The argument used today by everyone from the FBI to our own government is that strong encryption weakens national security and presents a real and present danger to our wellbeing. But that same argument has been used in all the 'crypto wars' dating back at least thirty years, and it's as wrong now as it was then.

What threatens our wellbeing are terrorists, what weakens national security are misguided efforts to undermine that encryption, coupled with the naive belief that a backdoor can somehow only be exploited by one set of actors.

As I write this I have just stepped out of a debate with the title 'Can government encryption backdoor and privacy coexist?', and the answer is no.

Michelle Dennedy, chief privacy officer of Cisco, debated the question with Dr. Matthew Green, a renowned crypto-engineer and co-author of the 'Keys Under Doormats' paper with Rivest, and the former general counsel for the NSA, Richard Marshall.

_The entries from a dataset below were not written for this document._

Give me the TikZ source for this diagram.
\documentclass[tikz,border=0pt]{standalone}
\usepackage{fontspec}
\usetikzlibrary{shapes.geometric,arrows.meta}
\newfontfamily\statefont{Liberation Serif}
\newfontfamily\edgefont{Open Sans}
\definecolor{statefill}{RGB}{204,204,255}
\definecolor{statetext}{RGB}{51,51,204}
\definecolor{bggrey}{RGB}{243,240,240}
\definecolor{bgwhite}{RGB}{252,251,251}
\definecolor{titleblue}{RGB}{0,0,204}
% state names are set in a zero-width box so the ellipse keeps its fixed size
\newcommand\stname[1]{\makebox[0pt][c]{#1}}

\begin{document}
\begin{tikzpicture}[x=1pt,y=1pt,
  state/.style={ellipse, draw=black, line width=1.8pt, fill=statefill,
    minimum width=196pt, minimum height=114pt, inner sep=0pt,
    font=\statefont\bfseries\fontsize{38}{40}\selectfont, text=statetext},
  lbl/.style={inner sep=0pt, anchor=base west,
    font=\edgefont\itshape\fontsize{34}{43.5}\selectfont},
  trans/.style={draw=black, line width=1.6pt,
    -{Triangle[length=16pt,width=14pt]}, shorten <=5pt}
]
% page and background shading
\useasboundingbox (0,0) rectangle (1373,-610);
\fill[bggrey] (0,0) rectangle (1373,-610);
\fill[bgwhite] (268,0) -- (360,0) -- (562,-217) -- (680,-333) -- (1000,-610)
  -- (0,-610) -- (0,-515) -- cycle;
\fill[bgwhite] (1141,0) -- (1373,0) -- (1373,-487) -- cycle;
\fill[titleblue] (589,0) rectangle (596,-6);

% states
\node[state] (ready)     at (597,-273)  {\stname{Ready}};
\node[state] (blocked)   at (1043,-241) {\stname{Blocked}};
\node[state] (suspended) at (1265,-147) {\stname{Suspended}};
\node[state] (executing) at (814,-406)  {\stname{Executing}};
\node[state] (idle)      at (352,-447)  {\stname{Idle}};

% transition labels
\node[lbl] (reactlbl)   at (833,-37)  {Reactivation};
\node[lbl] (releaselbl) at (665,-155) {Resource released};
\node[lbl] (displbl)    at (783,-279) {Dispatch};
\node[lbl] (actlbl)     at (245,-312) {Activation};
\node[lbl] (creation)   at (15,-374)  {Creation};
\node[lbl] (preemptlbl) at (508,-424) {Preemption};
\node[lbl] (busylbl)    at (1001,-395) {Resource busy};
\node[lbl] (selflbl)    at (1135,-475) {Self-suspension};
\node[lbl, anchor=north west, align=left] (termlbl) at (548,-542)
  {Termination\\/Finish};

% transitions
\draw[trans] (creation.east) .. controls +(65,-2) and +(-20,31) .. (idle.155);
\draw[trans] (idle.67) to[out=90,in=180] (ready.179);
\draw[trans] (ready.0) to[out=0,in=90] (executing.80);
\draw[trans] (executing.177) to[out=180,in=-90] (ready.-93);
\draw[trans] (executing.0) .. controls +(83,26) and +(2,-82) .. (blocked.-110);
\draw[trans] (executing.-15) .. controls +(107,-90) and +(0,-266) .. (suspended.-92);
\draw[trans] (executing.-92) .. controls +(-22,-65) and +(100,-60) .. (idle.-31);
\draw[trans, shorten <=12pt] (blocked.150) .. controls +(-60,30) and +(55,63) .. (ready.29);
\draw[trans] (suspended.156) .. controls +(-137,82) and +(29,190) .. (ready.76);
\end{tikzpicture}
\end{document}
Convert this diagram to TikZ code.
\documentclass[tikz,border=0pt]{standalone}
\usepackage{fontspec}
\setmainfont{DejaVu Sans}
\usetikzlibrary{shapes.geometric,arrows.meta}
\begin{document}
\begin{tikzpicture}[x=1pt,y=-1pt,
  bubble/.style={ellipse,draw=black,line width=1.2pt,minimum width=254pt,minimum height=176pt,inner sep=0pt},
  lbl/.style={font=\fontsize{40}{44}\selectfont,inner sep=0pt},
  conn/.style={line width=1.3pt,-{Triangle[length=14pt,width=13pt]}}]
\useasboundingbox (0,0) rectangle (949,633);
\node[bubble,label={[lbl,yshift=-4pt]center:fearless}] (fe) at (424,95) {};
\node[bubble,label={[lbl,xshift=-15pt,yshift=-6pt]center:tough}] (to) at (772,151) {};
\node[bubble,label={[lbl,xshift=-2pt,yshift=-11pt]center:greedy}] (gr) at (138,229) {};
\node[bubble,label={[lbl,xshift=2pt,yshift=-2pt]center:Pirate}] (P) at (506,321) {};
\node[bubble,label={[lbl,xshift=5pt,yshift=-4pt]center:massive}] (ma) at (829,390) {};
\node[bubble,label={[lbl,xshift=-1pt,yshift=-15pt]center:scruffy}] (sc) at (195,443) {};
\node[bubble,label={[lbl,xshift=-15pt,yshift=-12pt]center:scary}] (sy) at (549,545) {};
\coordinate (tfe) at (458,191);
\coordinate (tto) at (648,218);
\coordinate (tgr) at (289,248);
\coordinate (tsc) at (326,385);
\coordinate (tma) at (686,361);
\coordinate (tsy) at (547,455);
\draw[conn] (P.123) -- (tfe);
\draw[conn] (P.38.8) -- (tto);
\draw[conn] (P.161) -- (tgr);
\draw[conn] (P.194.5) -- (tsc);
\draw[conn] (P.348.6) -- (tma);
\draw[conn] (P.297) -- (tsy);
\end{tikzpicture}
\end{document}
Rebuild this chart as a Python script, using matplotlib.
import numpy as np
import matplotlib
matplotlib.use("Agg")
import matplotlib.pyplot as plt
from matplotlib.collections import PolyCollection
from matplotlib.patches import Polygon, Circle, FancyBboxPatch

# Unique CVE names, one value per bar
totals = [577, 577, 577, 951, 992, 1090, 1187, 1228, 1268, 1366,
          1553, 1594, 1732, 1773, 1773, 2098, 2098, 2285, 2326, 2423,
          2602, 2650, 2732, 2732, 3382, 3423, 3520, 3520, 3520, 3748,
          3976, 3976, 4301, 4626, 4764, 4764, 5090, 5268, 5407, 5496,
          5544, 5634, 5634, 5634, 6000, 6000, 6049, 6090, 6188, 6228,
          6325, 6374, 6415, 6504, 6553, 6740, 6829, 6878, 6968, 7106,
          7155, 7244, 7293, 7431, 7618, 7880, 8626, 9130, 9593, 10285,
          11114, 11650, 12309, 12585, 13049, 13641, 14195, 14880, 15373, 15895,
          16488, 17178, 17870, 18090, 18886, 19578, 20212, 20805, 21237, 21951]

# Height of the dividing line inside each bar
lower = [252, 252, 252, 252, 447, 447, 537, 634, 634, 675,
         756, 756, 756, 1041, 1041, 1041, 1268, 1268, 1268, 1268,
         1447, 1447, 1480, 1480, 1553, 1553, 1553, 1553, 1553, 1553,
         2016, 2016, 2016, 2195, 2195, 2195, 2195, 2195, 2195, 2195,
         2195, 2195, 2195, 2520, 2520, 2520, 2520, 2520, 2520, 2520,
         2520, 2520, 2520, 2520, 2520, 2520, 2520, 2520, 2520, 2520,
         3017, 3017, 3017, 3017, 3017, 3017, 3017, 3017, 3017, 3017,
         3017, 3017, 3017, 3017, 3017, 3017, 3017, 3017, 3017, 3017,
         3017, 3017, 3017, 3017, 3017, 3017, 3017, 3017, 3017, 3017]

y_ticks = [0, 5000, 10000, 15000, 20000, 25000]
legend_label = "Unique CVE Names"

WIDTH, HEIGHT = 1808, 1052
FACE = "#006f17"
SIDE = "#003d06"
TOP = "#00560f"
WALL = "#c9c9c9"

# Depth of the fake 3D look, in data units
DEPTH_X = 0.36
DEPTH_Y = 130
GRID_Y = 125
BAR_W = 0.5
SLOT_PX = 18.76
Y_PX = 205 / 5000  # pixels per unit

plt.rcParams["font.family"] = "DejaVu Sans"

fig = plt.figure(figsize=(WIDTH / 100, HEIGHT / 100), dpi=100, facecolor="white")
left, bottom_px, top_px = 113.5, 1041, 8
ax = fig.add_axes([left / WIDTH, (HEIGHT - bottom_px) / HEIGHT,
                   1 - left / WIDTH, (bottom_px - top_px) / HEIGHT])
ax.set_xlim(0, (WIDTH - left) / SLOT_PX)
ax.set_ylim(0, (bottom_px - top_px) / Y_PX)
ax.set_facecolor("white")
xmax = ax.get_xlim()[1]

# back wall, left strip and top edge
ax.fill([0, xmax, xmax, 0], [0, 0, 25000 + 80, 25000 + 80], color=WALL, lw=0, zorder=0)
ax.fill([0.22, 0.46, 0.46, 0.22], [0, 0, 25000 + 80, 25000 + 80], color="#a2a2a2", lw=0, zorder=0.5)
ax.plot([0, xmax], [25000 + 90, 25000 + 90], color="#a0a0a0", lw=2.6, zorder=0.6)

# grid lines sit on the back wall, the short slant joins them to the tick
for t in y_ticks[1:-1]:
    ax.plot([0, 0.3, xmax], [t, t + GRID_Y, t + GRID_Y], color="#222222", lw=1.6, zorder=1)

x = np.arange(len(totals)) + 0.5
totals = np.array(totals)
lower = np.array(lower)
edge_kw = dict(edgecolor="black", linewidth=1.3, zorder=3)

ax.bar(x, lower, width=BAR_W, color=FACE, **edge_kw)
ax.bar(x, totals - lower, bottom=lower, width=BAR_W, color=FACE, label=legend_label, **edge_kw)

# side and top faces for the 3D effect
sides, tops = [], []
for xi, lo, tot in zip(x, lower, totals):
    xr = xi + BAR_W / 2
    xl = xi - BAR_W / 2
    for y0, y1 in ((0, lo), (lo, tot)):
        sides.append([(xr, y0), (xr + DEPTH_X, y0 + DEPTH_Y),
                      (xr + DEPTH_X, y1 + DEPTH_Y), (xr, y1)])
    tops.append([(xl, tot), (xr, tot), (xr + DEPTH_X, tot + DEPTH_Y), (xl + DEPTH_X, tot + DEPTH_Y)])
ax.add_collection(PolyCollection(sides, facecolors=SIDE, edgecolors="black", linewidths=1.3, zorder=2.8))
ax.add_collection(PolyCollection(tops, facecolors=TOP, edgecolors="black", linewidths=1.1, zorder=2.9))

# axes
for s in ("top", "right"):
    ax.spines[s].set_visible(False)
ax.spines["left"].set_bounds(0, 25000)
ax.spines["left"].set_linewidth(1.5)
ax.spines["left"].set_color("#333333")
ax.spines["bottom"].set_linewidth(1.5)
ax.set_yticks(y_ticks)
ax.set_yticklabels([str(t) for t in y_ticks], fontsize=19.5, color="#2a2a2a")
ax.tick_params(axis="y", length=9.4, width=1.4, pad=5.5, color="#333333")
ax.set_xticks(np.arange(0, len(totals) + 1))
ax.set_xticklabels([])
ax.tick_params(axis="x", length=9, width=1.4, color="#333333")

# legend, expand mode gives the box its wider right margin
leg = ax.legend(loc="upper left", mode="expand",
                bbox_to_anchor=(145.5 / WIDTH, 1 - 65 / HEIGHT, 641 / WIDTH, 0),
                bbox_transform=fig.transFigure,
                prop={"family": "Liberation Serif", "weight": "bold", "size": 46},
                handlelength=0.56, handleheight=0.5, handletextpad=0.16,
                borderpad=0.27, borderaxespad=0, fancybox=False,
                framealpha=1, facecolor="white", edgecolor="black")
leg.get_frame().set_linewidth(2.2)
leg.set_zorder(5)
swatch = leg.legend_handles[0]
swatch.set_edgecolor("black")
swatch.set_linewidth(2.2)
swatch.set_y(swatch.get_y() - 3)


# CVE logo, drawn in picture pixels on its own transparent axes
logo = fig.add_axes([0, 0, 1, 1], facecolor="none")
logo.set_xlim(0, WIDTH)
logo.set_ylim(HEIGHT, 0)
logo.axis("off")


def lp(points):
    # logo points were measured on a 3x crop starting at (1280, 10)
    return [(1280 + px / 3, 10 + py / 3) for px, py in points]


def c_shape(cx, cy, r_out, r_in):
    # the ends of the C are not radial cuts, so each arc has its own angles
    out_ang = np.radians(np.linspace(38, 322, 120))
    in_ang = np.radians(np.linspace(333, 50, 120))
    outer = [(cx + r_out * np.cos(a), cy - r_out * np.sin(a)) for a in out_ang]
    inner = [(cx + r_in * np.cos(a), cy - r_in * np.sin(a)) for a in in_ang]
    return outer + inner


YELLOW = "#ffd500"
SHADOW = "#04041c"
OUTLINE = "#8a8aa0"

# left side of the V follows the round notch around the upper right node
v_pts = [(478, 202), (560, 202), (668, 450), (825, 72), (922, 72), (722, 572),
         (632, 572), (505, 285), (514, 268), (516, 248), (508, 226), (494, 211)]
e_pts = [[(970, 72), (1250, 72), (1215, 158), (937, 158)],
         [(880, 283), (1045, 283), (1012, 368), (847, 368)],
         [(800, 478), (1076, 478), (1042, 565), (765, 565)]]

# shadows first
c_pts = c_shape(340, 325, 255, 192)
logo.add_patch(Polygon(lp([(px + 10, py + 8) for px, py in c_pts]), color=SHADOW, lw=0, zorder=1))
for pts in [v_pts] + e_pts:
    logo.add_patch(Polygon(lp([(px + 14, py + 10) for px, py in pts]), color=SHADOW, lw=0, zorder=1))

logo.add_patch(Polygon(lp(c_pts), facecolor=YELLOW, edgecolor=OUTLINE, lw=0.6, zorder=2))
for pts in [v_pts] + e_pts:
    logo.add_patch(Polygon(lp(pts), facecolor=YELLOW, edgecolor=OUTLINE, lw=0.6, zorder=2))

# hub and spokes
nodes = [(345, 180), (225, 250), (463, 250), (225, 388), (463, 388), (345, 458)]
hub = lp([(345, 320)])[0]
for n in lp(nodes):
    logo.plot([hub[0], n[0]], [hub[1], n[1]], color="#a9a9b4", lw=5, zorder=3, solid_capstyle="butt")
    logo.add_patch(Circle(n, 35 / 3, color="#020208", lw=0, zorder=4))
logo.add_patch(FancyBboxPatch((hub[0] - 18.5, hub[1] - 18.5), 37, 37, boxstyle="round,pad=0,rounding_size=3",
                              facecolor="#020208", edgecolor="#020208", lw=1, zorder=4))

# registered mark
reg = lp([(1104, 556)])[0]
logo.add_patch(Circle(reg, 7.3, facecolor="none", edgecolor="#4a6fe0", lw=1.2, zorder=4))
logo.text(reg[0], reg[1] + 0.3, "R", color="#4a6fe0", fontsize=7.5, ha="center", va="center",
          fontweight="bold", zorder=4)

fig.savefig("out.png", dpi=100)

Marshall spent a great deal of the debate shooting quizzical looks in the direction of Dr Green and shaking his head at the latter's claims that "the NSA steals keys" or "no country can break good encryption, the NSA only breaks lousy encryption".

Dennedy was much better value, and the session would have been worth sitting through just for her quip in response to Dr Green suggesting that if it looks like a backdoor and smells like a backdoor then let's agree to call it a backdoor: "I'm not smelling your backdoor" she insisted.

Jocular retorts aside, this was an important debate. Even Marshall admitted that "10 or 12 countries have the technological know-how to be able to take advantage of encryption vulnerabilities as we do". This, for me, pretty much seals the deal. When the former NSA guy who appears to be broadly supportive of the FBI position suggests that a backdoor could be opened by others, this should effectively end the debate.

Backdoors always weaken the encryption ecosystem. Fact.

Backdoors violate tried and tested design principles of secure systems. Fact.

If the FBI really wanted to get the data off that iPhone, then why not hand it over to the NSA? As I have said before, this is less about technical backdoors and more about legal precedents.

And that's what really worries me. If the current legal moves to force a backdoor into the encrypted iPhone fail, then what is the alternative? Could it be something much worse, like the banning of all strong encryption?

There's the real dichotomy of the situation, and it's one that will only become worse as time passes and crypto-tech advances. If we don't get to grips with the issue today then the consequences could become very chilling indeed in the future.